Banks may rip you off, but your building society is run to much higher ethical standards – at least that is what they claim.

Yorkshire, the second biggest building society, states on its website: “We go out of our way to offer good, honest products that give good, honest returns.”

So how did Yorkshire allow the misleading marketing of a Credit Suisse capital-protected bond that led to the building society being hit with a £1,429,000 fine by the FCA?

How did Yorkshire allow the misleading marketing of a Credit Suisse capital protected bond that led to it being hit with a £1,429,000 fine?

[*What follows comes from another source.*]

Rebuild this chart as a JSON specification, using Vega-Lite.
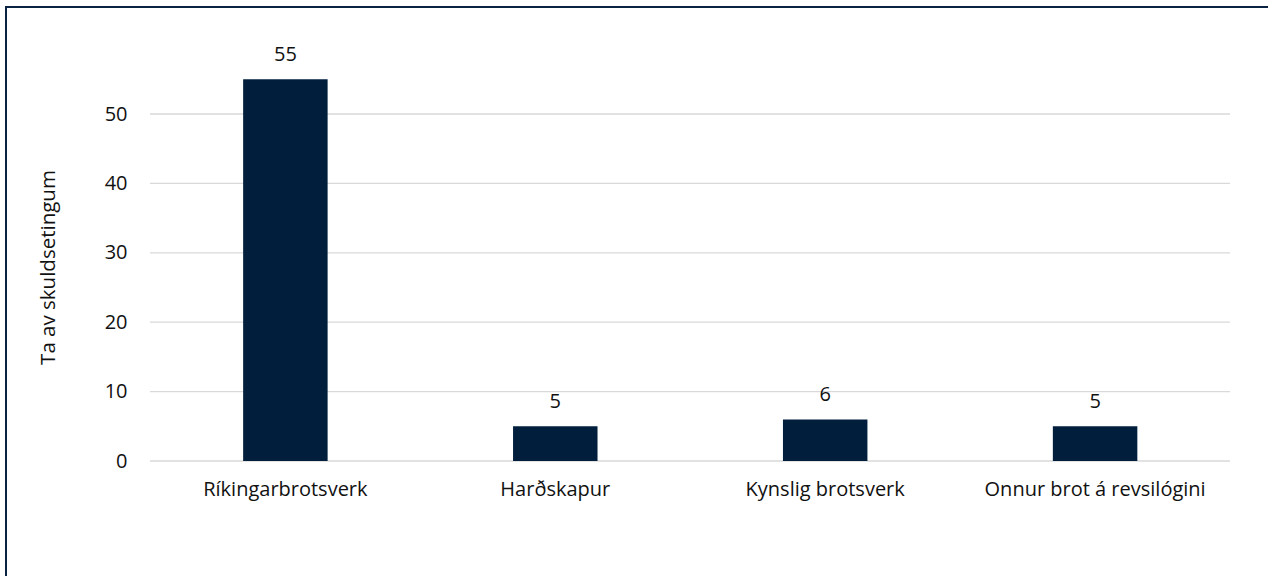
{
  "$schema": "https://vega.github.io/schema/vega-lite/v6.json",
  "width": 1263,
  "height": 572,
  "autosize": {"type": "none"},
  "padding": {"left": 6, "top": 7, "right": 0, "bottom": 0},
  "background": "white",
  "config": {
    "view": {"stroke": "#0A2342", "strokeWidth": 2},
    "font": "Open Sans",
    "text": {"font": "Open Sans"}
  },
  "datasets": {
    "bars": [
      {"category": "Ríkingarbrotsverk", "value": 55},
      {"category": "Harðskapur", "value": 5},
      {"category": "Kynslig brotsverk", "value": 6},
      {"category": "Onnur brot á revsilógini", "value": 5}
    ],
    "grid": [
      {"v": 0, "start": 0, "end": 1},
      {"v": 10, "start": 0, "end": 1},
      {"v": 20, "start": 0, "end": 1},
      {"v": 30, "start": 0, "end": 1},
      {"v": 40, "start": 0, "end": 1},
      {"v": 50, "start": 0, "end": 1}
    ]
  },
  "layer": [
    {
      "data": {"name": "grid"},
      "mark": {"type": "rule", "stroke": "#D9D9D9", "strokeWidth": 1.3},
      "encoding": {
        "x": {"field": "start", "type": "quantitative", "scale": {"domain": [-0.13333, 1.03611], "nice": false, "zero": false}, "axis": null},
        "x2": {"field": "end"},
        "y": {"field": "v", "type": "quantitative", "scale": {"domain": [-17.0, 65.42], "nice": false, "zero": false},
          "axis": {
            "orient": "left", "offset": -144, "values": [0, 10, 20, 30, 40, 50],
            "domain": false, "ticks": false, "tickSize": 0, "grid": false,
            "labelFont": "Open Sans", "labelFontSize": 20, "labelColor": "#111111", "labelPadding": 23,
            "title": "Ta av skuldsetingum", "titleFont": "Open Sans", "titleFontSize": 20.5, "titleFontWeight": "normal",
            "titleColor": "#111111", "titlePadding": 46, "titleY": 260
          }
        }
      }
    },
    {
      "data": {"name": "bars"},
      "encoding": {
        "x": {"field": "category", "type": "nominal", "sort": null,
          "scale": {"paddingInner": 0.687, "paddingOuter": 0.6832, "align": 0.643, "round": false},
          "axis": {
            "orient": "bottom", "offset": -118, "title": null, "domain": false, "ticks": false, "tickSize": 0, "grid": false,
            "labelAngle": 0, "labelFont": "Open Sans", "labelFontSize": 20, "labelColor": "#111111", "labelPadding": 18, "labelLimit": 0
          }
        },
        "y": {"field": "value", "type": "quantitative"}
      },
      "layer": [
        {
          "mark": {"type": "bar", "color": "#011F3D"},
          "encoding": {"y2": {"datum": 0}}
        },
        {
          "mark": {"type": "text", "baseline": "alphabetic", "dy": -18, "fontSize": 20, "font": "Open Sans", "color": "#111111"},
          "encoding": {"text": {"field": "value", "type": "quantitative"}}
        }
      ]
    }
  ],
  "resolve": {"scale": {"x": "independent"}}
}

This highlighted the maximum return – typically up to 72 per cent over six years – even though there was practically zero chance of achieving it.

In fact, consumer organisation Which? said the returns needed had never been achieved in the FTSE 100 index’s history.

More than £545m was invested in these bonds by 56,236 Yorkshire customers between 1 November 2009 and 17 June 2012.

During the period under investigation 59 per cent of the products maturing achieved only the minimum return – typically 15 per cent over six years.

Overall, the average paid above the minimum was an annual 0.45 per cent. No one got the maximum.

Yorkshire knew there was a 50 per cent chance of its customers receiving only the minimum return yet it failed to highlight this.

Did the society’s executives really believe this was a “good, honest product”?

Improvements were only made to the marketing material at the instigation of Which? and the FCA.

The root of the problem is undoubtedly that these products are far too complicated, not just for customers but also for the building society staff who are marketing and selling them.

I am going to the very top here. Would any chief executive of a building society really allow a product such as this to be marketed in such a way if they understood the low likelihood of their members achieving the maximum return and the high likelihood of them getting very little?

As with the Norwich & Peterborough Lifemark scandal, Chelsea’s dabbling with Icelandic banks and Britannia’s high-risk lending, there appears to have been too little understanding, too little investigation and too little due diligence on behalf of members.

Now Yorkshire – or its members – must foot a fine of almost £1.5m. Yorkshire’s four executive directors have let their members down. Which? raised concerns about the marketing of these products in 2010.